No obstante, eso no impedirá nunca que un pueblo tan dotado como el egipcio se sienta profundamente enamorado de la pureza de una línea, la armonía de una forma, el equilibrio de la composición, el inigualable juego de colores.
Posee una sensibilidad artística innata, un refinado gusto casi sin tacha y una habilidad lindante con el virtuosismo. A ello se añade la natural amenidad de carácter del egipcio, pacífico y poeta, contemplativo – capaz, por naturaleza, de analizar lo que le sirve de espectáculo –, amante de la vida familiar y sociable con los demás. El humor no le resulta extraño, la sátira discurre por sus venas.
El énfasis de la expresión, el entusiasmo de un país soleado, la afectividad a veces llevada a extremismos hacen que se afirme exteriorizándose más, tal vez, que cualquier otro pueblo, aunque, sin embargo, con una moderación y contención notables. Su espíritu religioso y el telón de fondo de una magia que es un «instrumento en sus manos», le incitarán a trazar, en una síntesis extraordinaria, cuantas formas y colores hay que evocar para que el objeto quede perpetuado, para que la acción tenga cumplimiento y la intención alcance su fin.
Por lo tanto, el dibujo y la pintura no son más que escritura. Pero cuando, abandonando el trazo simple, el artista se convierte en pintor y penetra en el campo de los colores, estas convenciones desempeñan su papel a modo de fuegos de artificio, ya que la expresión coloreada es también un género de escritura, un lenguaje mágico y nada se deja a la aventura ni a la improvisación.
Con la pintura, se afirmaría que el símbolo queda incluso ampliado. En Egipto, el color siempre ha sido un medio de transposición de unos valores y nociones fundamentales que corresponden a la naturaleza de los seres y las cosas, y no a su aspecto. El verde, color del papiro tierno, evoca simultáneamente frescor y juventud, y el negro es la tierra de Egipto, hecha del humus constantemente fertilizado que da vida a ambas riberas.

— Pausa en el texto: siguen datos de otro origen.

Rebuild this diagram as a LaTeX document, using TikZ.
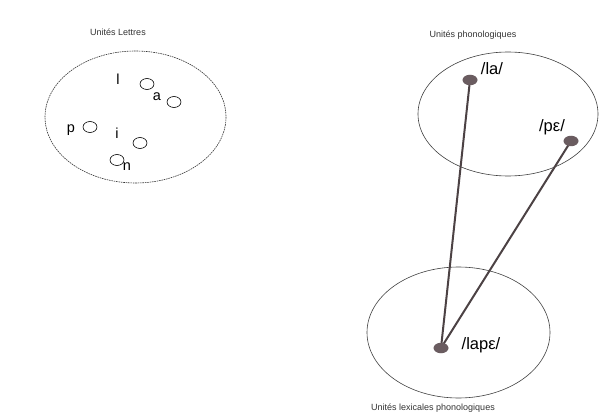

El rojizo, por el contrario, significa la esterilidad, las arenas del desierto, en oposición a la opulencia y generosidad de la tierra arable. Por extensión, todos los seres que tienen la piel y el cabello rojizos estarán abocados al dios estéril de la turbulencia, de la agitación, de la agresividad. El blanco es la luz que apunta al amanecer, la fosforescencia que libera del poder ctónico de los demonios. El amarillo intenso representa el oro, carne de los dioses, incorruptible, imputrescible, color de eternidad. El amarillo claro se utiliza para representar las carnes de las mujeres; el moreno rojizo es el color de la piel de los hombres.
Al atender a la definición del rojo vivo como color de la sangre: es la vida concentrada; es el tabú o la señal que se encuentra incluso en el trazado de los títulos literarios y que 1os romanos han transmitido con la utilización de la rúbrica.
Queda el azul y sus dos tonalidades principales: turquesa y lapislázuli. El azul muy profundo, lejanísimo, el que forma 1a cabellera de todos los entes divinos, es el lapislázuli. Y la delicada turquesa de radiaciones profilácticas, que conduce al nacimiento del mundo antes de que apunte el alba, es el anuncio de una nueva vida; es la transparencia de las límpidas aguas, del océano primordial en el que va a lavarse las impurezas el dios que renacerá.